### Extracted material
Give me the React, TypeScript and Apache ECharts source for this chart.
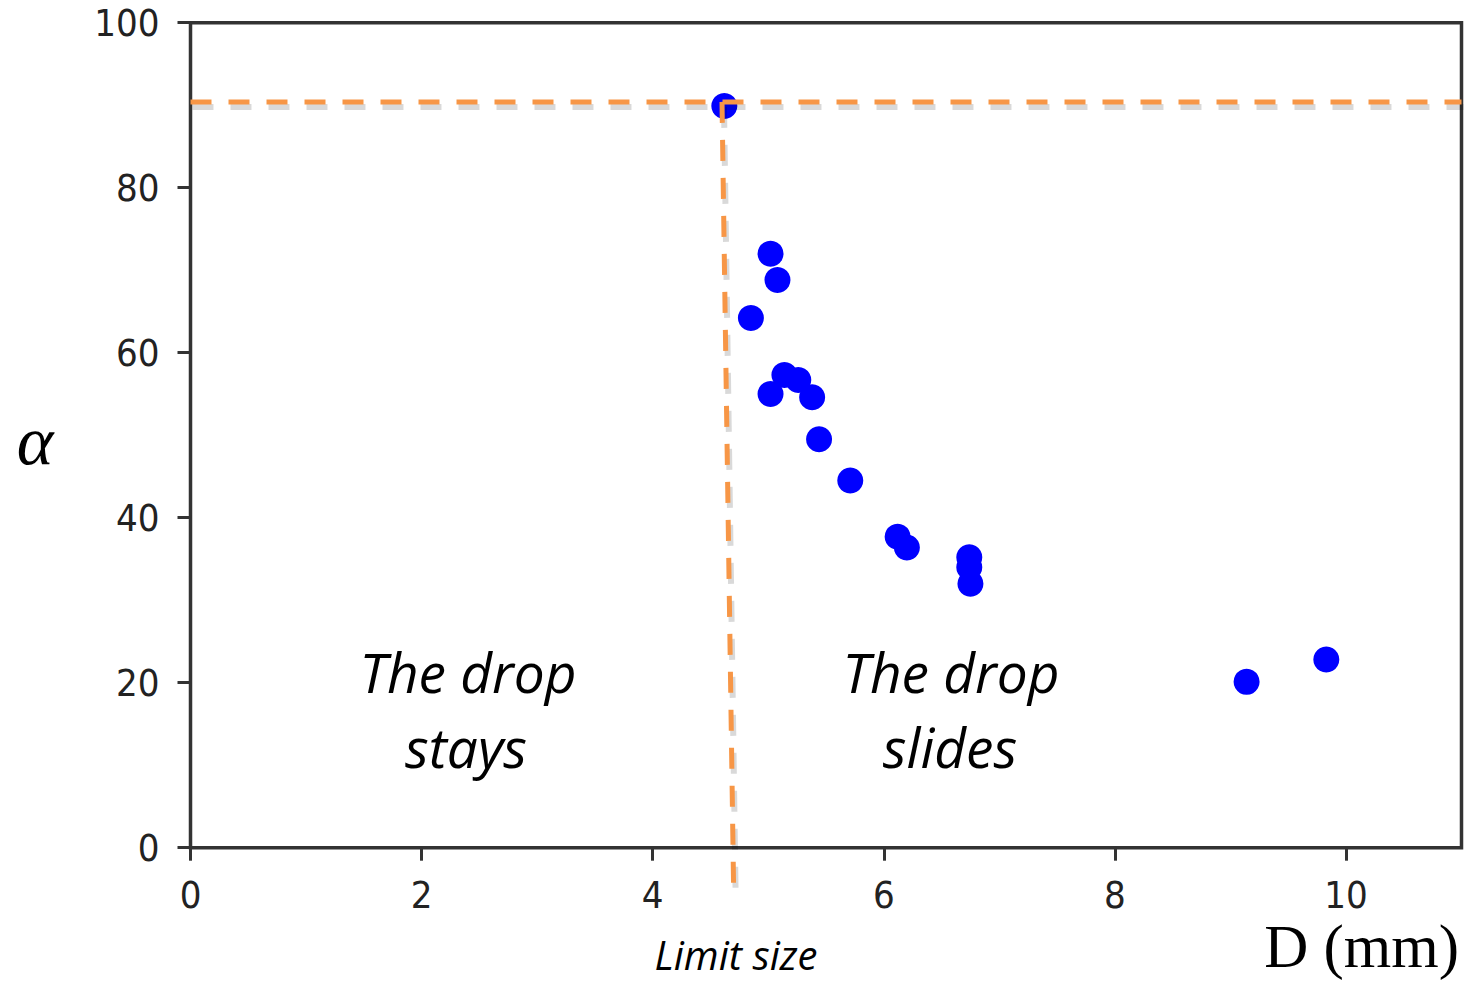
import React, { useEffect, useRef } from "react";
import * as echarts from "echarts";

const dValues = [4.62, 5.02, 5.08, 4.85, 5.02, 5.14, 5.26, 5.38, 5.44, 5.71, 6.12, 6.2, 6.74, 6.74, 6.75, 9.14, 9.83];
const alphaValues = [89.9, 72.0, 68.8, 64.2, 55.0, 57.3, 56.7, 54.6, 49.5, 44.5, 37.7, 36.4, 35.2, 34.0, 32.0, 20.1, 22.8];

const thresholdAlpha = 90.4;
const horizLineX = [0, 11];
const limitLineX = [4.6, 4.7];
const limitLineY = [90.4, -4.5];

const xTicks = [0, 2, 4, 6, 8, 10];
const yTicks = [0, 20, 40, 60, 80, 100];

const ORANGE = "#f79646";
const TICK_FONT = '"DejaVu Sans Condensed", "DejaVu Sans", sans-serif';
const NOTE_FONT = '"Open Sans", "Noto Sans", sans-serif';
const SERIF = '"Liberation Serif", "DejaVu Serif", serif';

export default function App() {
  const ref = useRef<HTMLDivElement>(null);

  useEffect(() => {
    if (!ref.current) return;
    const chart = echarts.init(ref.current, undefined, { renderer: "svg" });
    const dashStyle = { color: ORANGE, width: 5, type: [21, 17] as any };
    const shadowStyle = { color: "rgba(0,0,0,0.15)", width: 6, type: [21, 17] as any };
    // shadow offsets in data units (~2px right, ~5px down)
    const sdx = 2 / 115.8;
    const sdy = 5 / 8.25;
    const option: any = {
      animation: false,
      backgroundColor: "#ffffff",
      grid: {
        left: 190.5,
        top: 22.7,
        right: 3.5,
        bottom: 135.3,
        show: true,
        borderColor: "#333333",
        borderWidth: 3.5,
        backgroundColor: "transparent",
      },
      xAxis: {
        type: "value",
        min: 0,
        max: 11,
        interval: 2,
        axisLine: { show: false },
        splitLine: { show: false },
        axisTick: { show: true, length: 13, lineStyle: { color: "#333333", width: 3 } },
        axisLabel: {
          margin: 28,
          fontFamily: TICK_FONT,
          fontSize: 38,
          color: "#222222",
          showMaxLabel: false,
          formatter: (v: number) => (xTicks.includes(v) ? String(v) : ""),
        },
      },
      yAxis: {
        type: "value",
        min: 0,
        max: 100,
        interval: 20,
        axisLine: { show: false },
        splitLine: { show: false },
        axisTick: { show: true, length: 13, lineStyle: { color: "#333333", width: 3 } },
        axisLabel: {
          margin: 31,
          fontFamily: TICK_FONT,
          fontSize: 38,
          color: "#222222",
          formatter: (v: number) => (yTicks.includes(v) ? String(v) : ""),
        },
      },
      series: [
        {
          type: "scatter",
          data: dValues.map((d, i) => [d, alphaValues[i]]),
          symbol: "circle",
          symbolSize: 26,
          itemStyle: { color: "#0000ff", opacity: 1 },
          z: 2,
        },
        {
          type: "line",
          data: horizLineX.map((x) => [x + sdx, thresholdAlpha - sdy]),
          showSymbol: false,
          symbol: "none",
          lineStyle: shadowStyle,
          z: 3,
        },
        {
          type: "line",
          data: limitLineX.map((x, i) => [x + sdx, limitLineY[i] - sdy]),
          showSymbol: false,
          symbol: "none",
          clip: false,
          lineStyle: shadowStyle,
          z: 3,
        },
        {
          type: "line",
          data: horizLineX.map((x) => [x, thresholdAlpha]),
          showSymbol: false,
          symbol: "none",
          lineStyle: dashStyle,
          z: 4,
        },
        {
          type: "line",
          data: limitLineX.map((x, i) => [x, limitLineY[i]]),
          showSymbol: false,
          symbol: "none",
          clip: false,
          lineStyle: dashStyle,
          z: 4,
        },
      ],
      graphic: [
        {
          type: "text",
          x: 468,
          y: 671,
          style: {
            text: "The drop",
            font: `italic 55px ${NOTE_FONT}`,
            fill: "#000",
            align: "center",
            verticalAlign: "middle",
          },
        },
        {
          type: "text",
          x: 466,
          y: 746,
          style: {
            text: "stays",
            font: `italic 55px ${NOTE_FONT}`,
            fill: "#000",
            align: "center",
            verticalAlign: "middle",
          },
        },
        {
          type: "text",
          x: 951,
          y: 671,
          style: {
            text: "The drop",
            font: `italic 55px ${NOTE_FONT}`,
            fill: "#000",
            align: "center",
            verticalAlign: "middle",
          },
        },
        {
          type: "text",
          x: 950,
          y: 746,
          style: {
            text: "slides",
            font: `italic 55px ${NOTE_FONT}`,
            fill: "#000",
            align: "center",
            verticalAlign: "middle",
          },
        },
        {
          type: "text",
          x: 736,
          y: 954,
          style: {
            text: "Limit size",
            font: `italic 40px ${NOTE_FONT}`,
            fill: "#000",
            align: "center",
            verticalAlign: "middle",
          },
        },
        {
          type: "text",
          x: 1459,
          y: 946,
          style: {
            text: "D (mm)",
            font: `61px ${SERIF}`,
            fill: "#000",
            align: "right",
            verticalAlign: "middle",
          },
        },
        {
          type: "text",
          x: 35,
          y: 440,
          style: {
            text: "α",
            font: `italic 70px ${SERIF}`,
            fill: "#000",
            align: "center",
            verticalAlign: "middle",
          },
        },
      ],
    };
    chart.setOption(option);
    return () => chart.dispose();
  }, []);

  return (
    <div
      ref={ref}
      style={{ position: "fixed", left: 0, top: 0, width: 1465, height: 983, background: "#fff" }}
    />
  );
}
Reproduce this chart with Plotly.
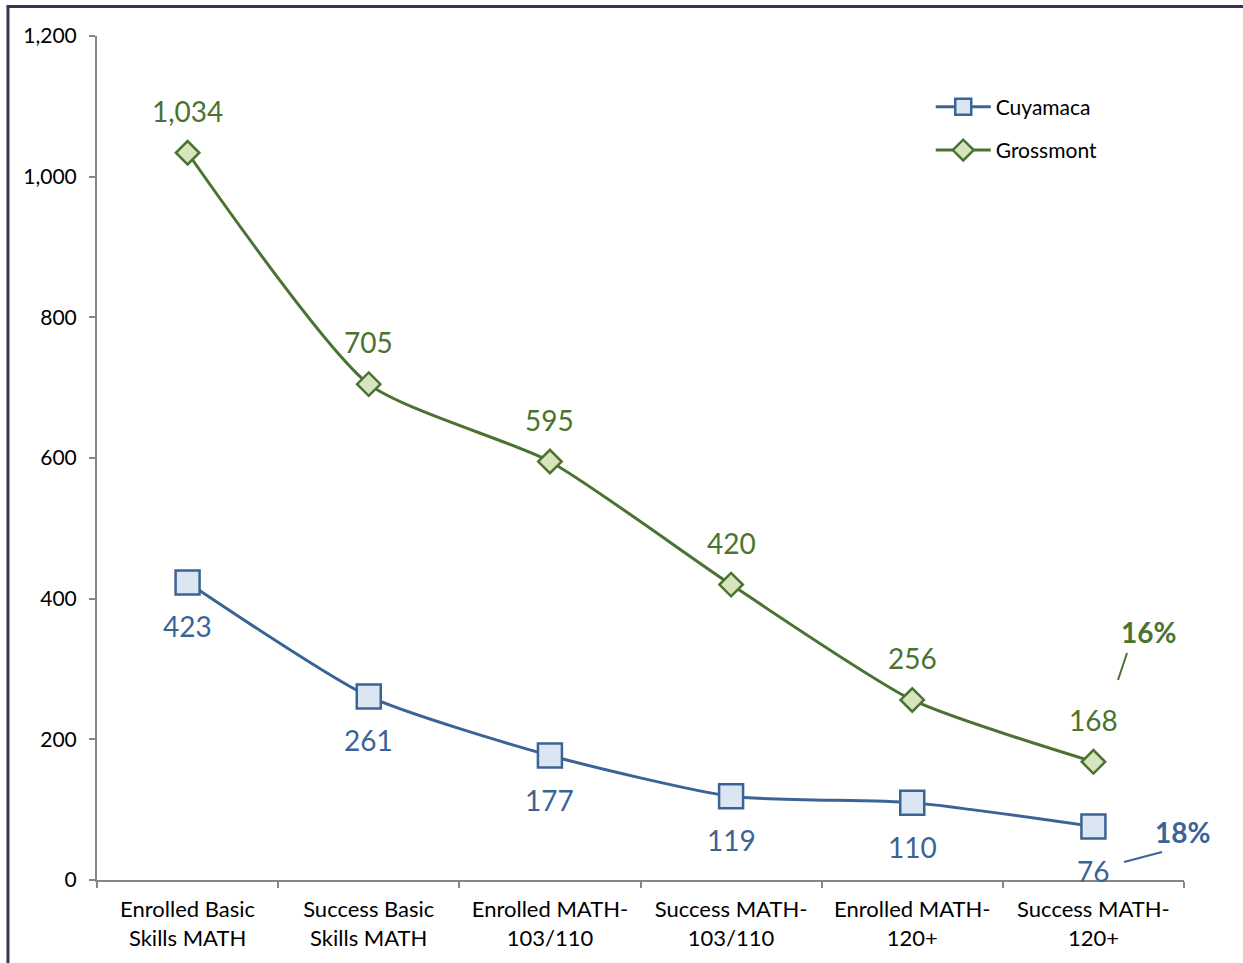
import plotly.graph_objects as go

categories = ["Enrolled Basic<br>Skills MATH", "Success Basic<br>Skills MATH",
              "Enrolled MATH-<br>103/110", "Success MATH-<br>103/110",
              "Enrolled MATH-<br>120+", "Success MATH-<br>120+"]
cuyamaca = [423, 261, 177, 119, 110, 76]
grossmont = [1034, 705, 595, 420, 256, 168]
y_ticks = [0, 200, 400, 600, 800, 1000, 1200]
y_tick_labels = ["0", "200", "400", "600", "800", "1,000", "1,200"]

BLUE = "#3A6496"
BLUE_FILL = "#DCE6F2"
GREEN = "#4A7331"
GREEN_FILL = "#D7E4BD"
FONT = "Lato"

fig = go.Figure()
fig.add_trace(go.Scatter(
    x=categories, y=cuyamaca, name="Cuyamaca", mode="lines+markers", legendgroup="a",
    line=dict(color=BLUE, width=3, shape="spline", smoothing=0.6),
    marker=dict(symbol="square", size=24, color=BLUE_FILL, line=dict(color=BLUE, width=2.5)),
))
fig.add_trace(go.Scatter(
    x=categories, y=grossmont, name="Grossmont", mode="lines+markers", legendgroup="b",
    line=dict(color=GREEN, width=3, shape="spline", smoothing=0.6),
    marker=dict(symbol="diamond", size=18, color=GREEN_FILL, line=dict(color=GREEN, width=2.5)),
))

annotations = []
for c, v in zip(categories, grossmont):
    annotations.append(dict(x=c, y=v, xref="x", yref="y", text=f"{v:,}", showarrow=False,
                            yshift=42, font=dict(family=FONT, size=28, color=GREEN)))
for c, v in zip(categories, cuyamaca):
    annotations.append(dict(x=c, y=v, xref="x", yref="y", text=f"{v:,}", showarrow=False,
                            yshift=-44, font=dict(family=FONT, size=28, color=BLUE)))
annotations.append(dict(x=0.967, y=0.294, xref="paper", yref="paper", text="<b>16%</b>",
                        xanchor="center", yanchor="middle",
                        showarrow=False, font=dict(family=FONT, size=28, color=GREEN)))
annotations.append(dict(x=0.999, y=0.057, xref="paper", yref="paper", text="<b>18%</b>",
                        xanchor="center", yanchor="middle",
                        showarrow=False, font=dict(family=FONT, size=28, color=BLUE)))

shapes = [
    dict(type="line", xref="paper", yref="paper", x0=0.9393, y0=0.237, x1=0.9476, y1=0.269,
         line=dict(color=GREEN, width=2)),
    dict(type="line", xref="paper", yref="paper", x0=0.9448, y0=0.0213, x1=0.9798, y1=0.0332,
         line=dict(color=BLUE, width=2)),
    dict(type="rect", xref="paper", yref="paper", x0=-0.0819, y0=-0.12, x1=1.12, y1=1.0349,
         line=dict(color="#3F3151", width=3), layer="below"),
]

fig.update_layout(
    width=1243, height=963,
    margin=dict(l=97, r=59, t=36, b=83),
    paper_bgcolor="white", plot_bgcolor="white",
    font=dict(family=FONT, size=21, color="black"),
    annotations=annotations, shapes=shapes,
    legend=dict(x=0.767, y=0.94, xanchor="left", yanchor="top",
                font=dict(family=FONT, size=21, color="black"),
                traceorder="grouped", tracegroupgap=13,
                bgcolor="rgba(0,0,0,0)", itemwidth=55),
    showlegend=True,
)
fig.update_xaxes(type="category", range=[-0.5, 5.5], showline=True, linecolor="#868686",
                 linewidth=2, ticks="outside", tickson="boundaries", ticklen=6, tickcolor="#868686",
                 tickwidth=2, showgrid=False, zeroline=False, ticklabelstandoff=9,
                 tickfont=dict(family=FONT, size=22, color="black"))
fig.update_yaxes(range=[0, 1200], tickvals=y_ticks, ticktext=y_tick_labels, showline=True,
                 linecolor="#868686", linewidth=2, ticks="outside", ticklen=6, tickcolor="#868686",
                 tickwidth=2, showgrid=False, zeroline=False, ticklabelstandoff=8,
                 tickfont=dict(family=FONT, size=21, color="black"))

fig.write_html("out.html", config={"displayModeBar": False},
               post_script="document.body.style.margin='0';")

### Request
Extract, word for word, each line from the top of the data down to and including the line with "import * as"; skip the pictures.

### Response to the task
Give me the React, TypeScript and Apache ECharts source for this chart.
import React, { useEffect, useRef } from "react";
import * as echarts from "echarts";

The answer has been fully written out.